Humane society shows its appreciation for rescue missions
By Dan Moran firstname.lastname@example.org @NewsSunDanMoran January 21, 2014 5:48PM
Sarah Franky Halloran of Chicago holds Tanner, a 2-year-old long-haired cat that she adopted after he was taken in from a flea-infested residence by Libertyville-based Animal Education and Rescue. | DAN MORAN/SUN-TIMES MEDIA
Updated: March 23, 2014 3:30AM
Tales of human beings covered in fleas and animals being rescued from underneath cars were shared last Saturday as families who have adopted pets through Libertyville-based Animal Education and Rescue gathered for a reunion of sorts.
For example, Sandy Wisniewski, founder of the nonprofit humane society, told a gathering of more than two dozen people and their pets about a poodle mix named Roxy who was on the verge of living in a car with her former owner when AEAR was called in.
“That was an interesting story. (The owners) were homeless and it was a messy breakup in their relationship, the police got involved. It was an uncomfortable situation,” Wisniewski said. “This dog was in terrible physical shape, and we needed (the owner) to surrender the dog. We can’t just take somebody’s dog.”
Wisniewski added that in talking to one of the owners, “it was quite apparent he had an alcohol problem or drug problem. I felt compassion for him. His life was falling apart, but he didn’t want to give up his dog. His dog meant the world to him.”
“After much discussion, I assured him that the dog would be well-cared for, would be loved, we would find a wonderful home for her. He realized that we were good people and we would find a good home for her.”
That home ended up being with the Kuchler family of Libertyville, who took Roxy in just before Christmas 2012 with the intention of fostering her. Michelle Kuchler, in attendance on Saturday with daughters Robin and Corey, said an instant connection was made and they decided to adopt Roxy permanently.
Saturday’s event, held at Classic Windows on Liberty Drive in Libertyville, was intended to give adoptive families like the Kuchlers a formal thank-you ceremony, a standard AEAR procedure that sometimes falls by the wayside in an emergency adoption.

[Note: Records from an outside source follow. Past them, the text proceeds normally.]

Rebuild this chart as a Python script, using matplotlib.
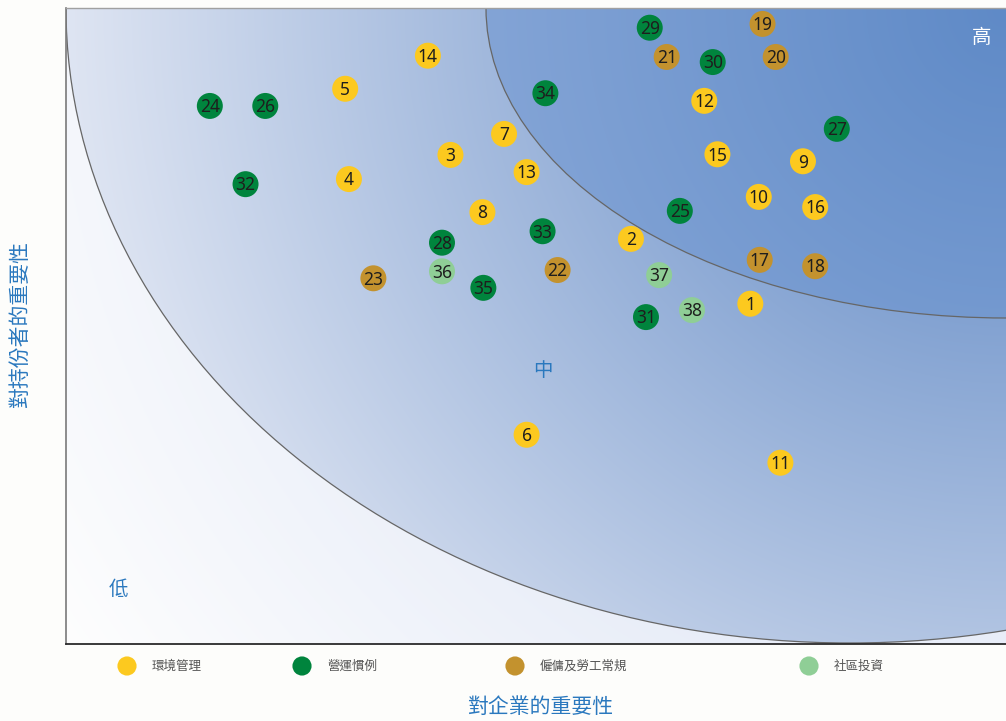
import numpy as np
import matplotlib
matplotlib.use("Agg")
import matplotlib.pyplot as plt
from matplotlib.patches import Ellipse
from matplotlib.colors import to_rgb

plt.rcParams['font.family'] = ['Noto Sans CJK TC', 'DejaVu Sans']

# ---- data ----
ids = list(range(1, 39))
x_vals = [7.28, 6.01, 4.09, 3.01, 2.97, 4.90, 4.66, 4.43, 7.84, 7.37,
          7.60, 6.79, 4.90, 3.85, 6.93, 7.97, 7.38, 7.97, 7.41, 7.55,
          6.39, 5.23, 3.27, 1.53, 6.53, 2.12, 8.20, 4.00, 6.21, 6.88,
          6.17, 1.91, 5.07, 5.10, 4.44, 4.00, 6.31, 6.66]
y_vals = [5.35, 6.37, 7.69, 7.31, 8.73, 3.29, 8.02, 6.79, 7.59, 7.03,
          2.85, 8.54, 7.42, 9.25, 7.70, 6.87, 6.04, 5.94, 9.75, 9.23,
          9.23, 5.88, 5.75, 8.46, 6.81, 8.46, 8.10, 6.31, 9.69, 9.15,
          5.14, 7.23, 6.49, 8.66, 5.60, 5.86, 5.80, 5.25]
cat_of = ([0] * 16) + ([2] * 7) + ([1] * 12) + ([3] * 3)
categories = ['環境管理', '營運慣例', '僱傭及勞工常規', '社區投資']
cat_colors = ['#fcc91f', '#00843d', '#c3922e', '#8fce96']

W, H = 1006, 721
fig = plt.figure(figsize=(W / 100, H / 100), dpi=100, facecolor='#fdfdfb')
ax = fig.add_axes([66 / W, (H - 644) / H, 940 / W, 636 / H])
ax.set_xlim(0, 10)
ax.set_ylim(0, 10)

# ---- background gradient (pixel space of the axes) ----
pw, ph = 940, 636
xs = 66 + np.arange(pw) + 0.5
ys = 8 + np.arange(ph) + 0.5
X, Y = np.meshgrid(xs, ys)
outer = ((X - 850) / 784) ** 2 + ((Y - 8) / 635) ** 2 <= 1
inner = ((X - 1006) / 520) ** 2 + ((Y - 8) / 310) ** 2 <= 1


def lerp(c0, c1, t):
    c0 = np.array(to_rgb(c0))
    c1 = np.array(to_rgb(c1))
    return c0[None, None, :] * (1 - t[..., None]) + c1[None, None, :] * t[..., None]


d = np.hypot(X - 1006, Y - 8)
t_out = np.clip((d - 680) / 460, 0, 1)
img = lerp('#e8edf8', '#fefefe', t_out)
t_ring = np.clip((d - 300) / 650, 0, 1)
ring = lerp('#81a1d1', '#e0e6f3', t_ring)
t_in = np.clip(d / 560, 0, 1)
inn = lerp('#5f8ac7', '#86a6d7', t_in)
img[outer] = ring[outer]
img[inner] = inn[inner]
ax.imshow(img, extent=[0, 10, 0, 10], origin='upper', aspect='auto', zorder=0,
          interpolation='bilinear')

# ---- ellipse outlines ----
sx, sy = 10 / 940, 10 / 636
ax.add_patch(Ellipse(((850 - 66) * sx, 10), 2 * 784 * sx, 2 * 635 * sy,
                     fill=False, edgecolor='#666666', lw=0.9, zorder=1))
ax.add_patch(Ellipse((10, 10), 2 * 520 * sx, 2 * 310 * sy,
                     fill=False, edgecolor='#666666', lw=0.9, zorder=1))

# ---- bubbles ----
cols = [cat_colors[c] for c in cat_of]
ax.scatter(x_vals, y_vals, s=350, c=cols, edgecolors='none', zorder=3)
for i, x, y in zip(ids, x_vals, y_vals):
    ax.text(x, y - 0.02, str(i), ha='center', va='center', fontsize=12.5,
            family=['Noto Sans', 'DejaVu Sans'], color='#1e1e1e', zorder=4)

# ---- zone labels ----
ax.text(0.56, 0.85, '低', color='#2a78be', fontsize=14, ha='center', va='center')
ax.text(5.07, 4.3, '中', color='#2a78be', fontsize=14, ha='center', va='center')
ax.text(9.74, 9.53, '高', color='white', fontsize=14, ha='center', va='center')

ax.set_xticks([])
ax.set_yticks([])
ax.spines['right'].set_visible(False)
ax.spines['left'].set_color('#7a7a7a')
ax.spines['left'].set_linewidth(1.2)
ax.spines['top'].set_color('#a0a0a0')
ax.spines['top'].set_linewidth(1.0)
ax.spines['bottom'].set_color('#2a2a2a')
ax.spines['bottom'].set_linewidth(1.3)

# ---- axis titles ----
fig.text(540 / W, 1 - 707 / H, '對企業的重要性', color='#2a78be', fontsize=15,
         ha='center', va='center')
fig.text(20 / W, 1 - 325 / H, '對持份者的重要性', color='#2a78be', fontsize=15,
         ha='center', va='center', rotation=90)

# ---- legend ----
lax = fig.add_axes([0, 0, 1, 1], facecolor='none')
lax.set_xlim(0, W)
lax.set_ylim(H, 0)
lax.axis('off')
leg_x = [127, 302, 515, 809]
for k, (lab, col) in enumerate(zip(categories, cat_colors)):
    lax.scatter([leg_x[k]], [666], s=190, c=col, edgecolors='none')
    lax.text(leg_x[k] + 25, 666, lab, fontsize=9, color='#555555',
             ha='left', va='center')

fig.savefig('out.png', dpi=100, facecolor=fig.get_facecolor())
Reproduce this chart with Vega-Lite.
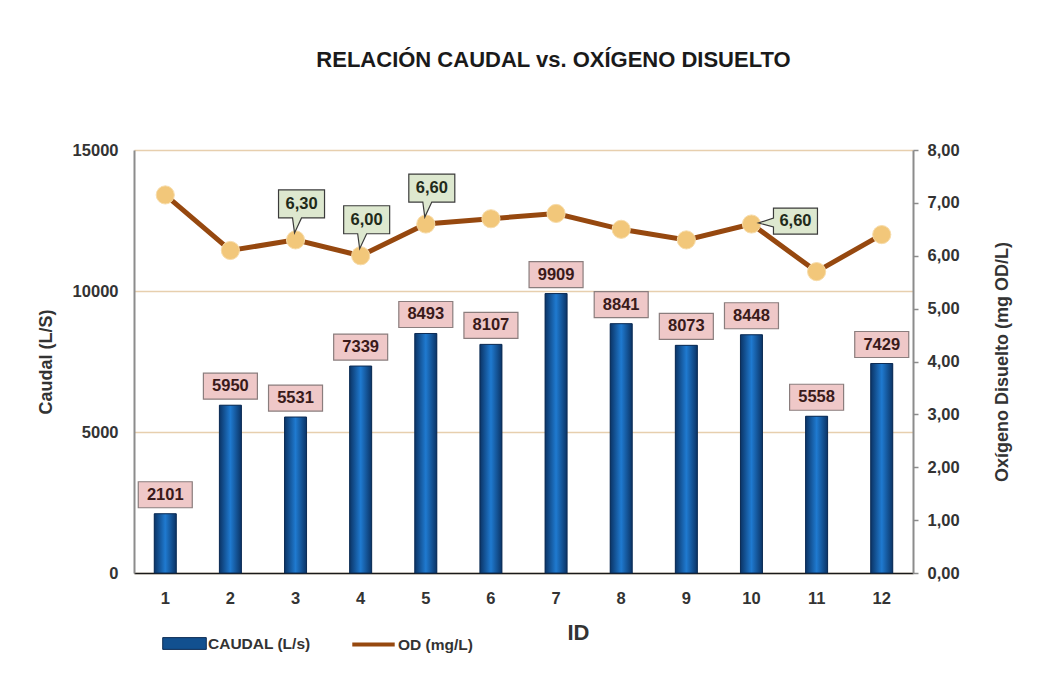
{
  "$schema": "https://vega.github.io/schema/vega-lite/v6.json",
  "width": 779,
  "height": 423,
  "padding": {"left": 37, "top": 49, "right": 10, "bottom": 10},
  "background": "white",
  "title": {
    "text": "RELACIÓN CAUDAL vs. OXÍGENO DISUELTO",
    "font": "Liberation Sans",
    "fontSize": 22,
    "fontWeight": "bold",
    "color": "#1a1a1a",
    "anchor": "middle",
    "dx": 30,
    "offset": 70
  },
  "config": {
    "locale": {"number": {"decimal": ",", "thousands": ".", "grouping": [3], "currency": ["", " €"]}},
    "font": "Liberation Sans",
    "view": {"stroke": null},
    "axis": {"labelFont": "Liberation Sans", "titleFont": "Liberation Sans", "labelColor": "#333333", "titleColor": "#333333", "labelFontWeight": "bold", "titleFontWeight": "bold", "labelFontSize": 16.5, "titleFontSize": 18}
  },
  "data": {
    "values": [
      {"ID": 1, "caudal": 2101, "od": 7.15},
      {"ID": 2, "caudal": 5950, "od": 6.1},
      {"ID": 3, "caudal": 5531, "od": 6.3},
      {"ID": 4, "caudal": 7339, "od": 6.0},
      {"ID": 5, "caudal": 8493, "od": 6.6},
      {"ID": 6, "caudal": 8107, "od": 6.7},
      {"ID": 7, "caudal": 9909, "od": 6.8},
      {"ID": 8, "caudal": 8841, "od": 6.5},
      {"ID": 9, "caudal": 8073, "od": 6.3},
      {"ID": 10, "caudal": 8448, "od": 6.6},
      {"ID": 11, "caudal": 5558, "od": 5.7},
      {"ID": 12, "caudal": 7429, "od": 6.4}
    ]
  },
  "encoding": {
    "x": {
      "field": "ID", "type": "ordinal",
      "scale": {"paddingInner": 0.66, "paddingOuter": 0.31},
      "axis": {
        "title": "ID", "titleFontSize": 22, "titleX": 444, "titlePadding": 16,
        "labelAngle": 0, "labelPadding": 17, "ticks": false,
        "domainColor": "#1a1a1a", "domainWidth": 1.5, "labelColor": "#333333"
      }
    }
  },
  "layer": [
    {
      "encoding": {
        "y": {
          "field": "caudal", "type": "quantitative",
          "scale": {"domain": [0, 15000]},
          "axis": {
            "title": "Caudal (L/S)", "values": [0, 5000, 10000, 15000], "format": "d",
            "grid": true, "gridColor": "#e7cfae", "gridWidth": 1.5,
            "ticks": false, "domainColor": "#8c8c8c", "domainWidth": 2,
            "labelPadding": 16, "titlePadding": 17
          }
        }
      },
      "layer": [
        {
          "mark": {"type": "bar", "width": 22},
          "encoding": {
            "fill": {
              "datum": "CAUDAL (L/s)",
              "scale": {"range": ["#12508f"]},
              "legend": {
                "title": null, "orient": "none", "legendX": 28, "legendY": 471,
                "symbolType": "M-1,-0.27H1V0.27H-1Z", "symbolSize": 1900,
                "symbolStrokeColor": "#0d2c54", "symbolStrokeWidth": 1,
                "labelFont": "Liberation Sans", "labelFontSize": 15.5, "labelFontWeight": "bold", "labelColor": "#333333", "labelOffset": 1
              }
            }
          }
        },
        {
          "mark": {
            "type": "bar", "width": 22, "stroke": "#0d2c54", "strokeWidth": 1,
            "fill": {"gradient": "linear", "x1": 0, "x2": 1, "y1": 0, "y2": 0,
              "stops": [{"offset": 0, "color": "#0b3466"}, {"offset": 0.5, "color": "#1f7ad0"}, {"offset": 1, "color": "#0b3466"}]}
          }
        },
        {
          "mark": {"type": "point", "shape": "M-27,-32H27V-6H-27Z", "size": 4, "filled": true, "fill": "#efc8c8", "stroke": "#8a7d7d", "strokeWidth": 1.2, "opacity": 1}
        },
        {
          "mark": {"type": "text", "yOffset": -19, "font": "Liberation Sans", "fontSize": 16.5, "fontWeight": "bold", "color": "#3a1a1a", "baseline": "middle"},
          "encoding": {"text": {"field": "caudal", "type": "quantitative", "format": "d"}}
        }
      ]
    },
    {
      "encoding": {
        "y": {
          "field": "od", "type": "quantitative",
          "scale": {"domain": [0, 8]},
          "axis": {
            "orient": "right", "title": "Oxígeno Disuelto (mg OD/L)", "titleAngle": 270,
            "values": [0, 1, 2, 3, 4, 5, 6, 7, 8], "format": ".2f",
            "grid": false, "ticks": true, "tickSize": 5, "tickColor": "#8c8c8c", "tickWidth": 1.5,
            "domainColor": "#8c8c8c", "domainWidth": 2, "labelPadding": 9, "titlePadding": 52
          }
        }
      },
      "layer": [
        {
          "mark": {"type": "line", "strokeWidth": 5},
          "encoding": {
            "stroke": {
              "datum": "OD (mg/L)",
              "scale": {"range": ["#96480f"]},
              "legend": {
                "title": null, "orient": "none", "legendX": 216, "legendY": 471,
                "symbolType": "stroke", "symbolSize": 1800, "symbolStrokeWidth": 4,
                "labelFont": "Liberation Sans", "labelFontSize": 15.5, "labelFontWeight": "bold", "labelColor": "#333333", "labelOffset": 1
              }
            }
          }
        },
        {
          "mark": {"type": "point", "shape": "circle", "size": 330, "filled": true, "fill": "#f2c77a", "stroke": "#f7dcaa", "strokeWidth": 1, "opacity": 1}
        },
        {
          "transform": [{"filter": "indexof([3, 4, 5], datum.ID) >= 0"}],
          "layer": [
            {
              "mark": {"type": "point", "shape": "M-17,-50H29V-22H6L-1,-7L-3,-22H-17Z", "size": 4, "filled": true, "fill": "#dde8cf", "stroke": "#3b3b3b", "strokeWidth": 1.2, "opacity": 1}
            },
            {
              "mark": {"type": "text", "dx": 6, "yOffset": -36, "font": "Liberation Sans", "fontSize": 16.5, "fontWeight": "bold", "color": "#1f2a1a", "baseline": "middle"},
              "encoding": {"text": {"field": "od", "type": "quantitative", "format": ".2f"}}
            }
          ]
        },
        {
          "transform": [{"filter": "datum.ID == 10"}],
          "layer": [
            {
              "mark": {"type": "point", "shape": "M22,-16H66V10H22V3L7,-1L22,-6Z", "size": 4, "filled": true, "fill": "#dde8cf", "stroke": "#3b3b3b", "strokeWidth": 1.2, "opacity": 1}
            },
            {
              "mark": {"type": "text", "dx": 44, "yOffset": -3, "font": "Liberation Sans", "fontSize": 16.5, "fontWeight": "bold", "color": "#1f2a1a", "baseline": "middle"},
              "encoding": {"text": {"field": "od", "type": "quantitative", "format": ".2f"}}
            }
          ]
        }
      ]
    }
  ],
  "resolve": {"scale": {"y": "independent"}}
}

“Because we fostered her and then adopted her a couple of days later, we never had an official adoption ceremony, so that’s why we wanted to come here today,” said Kuchler as Roxy jumped around greeting every human or animal that came in the door.
Another success story was seen in Tanner, a 2-year-old long-haired cat who came to AEAR’s attention when a wellness check was requested. Wisniewski said the owner was in a rehab situation, so she and another volunteer went to feed his cats.
When they left the mobile home, Wisniewski said, “I was covered from the tips of my toes all the way up to here with fleas.” Tanner eventually was taken into foster care, and he was adopted Saturday by Sarah Franky Halloran and Martin Betoni of Chicago.
Halloran, who said the couple had been looking to add a long-haired cat to a brood of pets that includes a chihuahua and another cat, was asked if there are any advantages to adopting a full-grown cat rather than a kitten.
“Kittens are always so rambunctious, whereas adult cats are more settled,” Halloran said, adding that “it just feels better” to adopt.
“This will be our third rescue,” said Betoni, “(and) I think it’s kind of silly to start your search, if you’re looking for an animal, by just automatically going to a breeder. I think it’s responsible to look around and see maybe if there’s a fit for what you had in mind that is adoptable.
“And of course, it’s always about meeting the right animal,” added Betoni, saying that they found Tanner to be “a ridiculously amazing cat.”
Detailing Tanner’s story for the crowd, Wisniewski admitted that it is bittersweet to see some of AEAR’s animals head out the door.
“When someone adopts, (we) do a little ceremony,” Wisniewski said. “It’s our way of sending off an animal just in a nice way, and it’s also a nice way of recognizing the foster family that worked so hard to get them to where they are.
“It’s very emotional, but it also brings great closure for us, for the volunteers. Even the ones that don’t foster them, everyone gets emotionally involved in all of these animals and their stories.”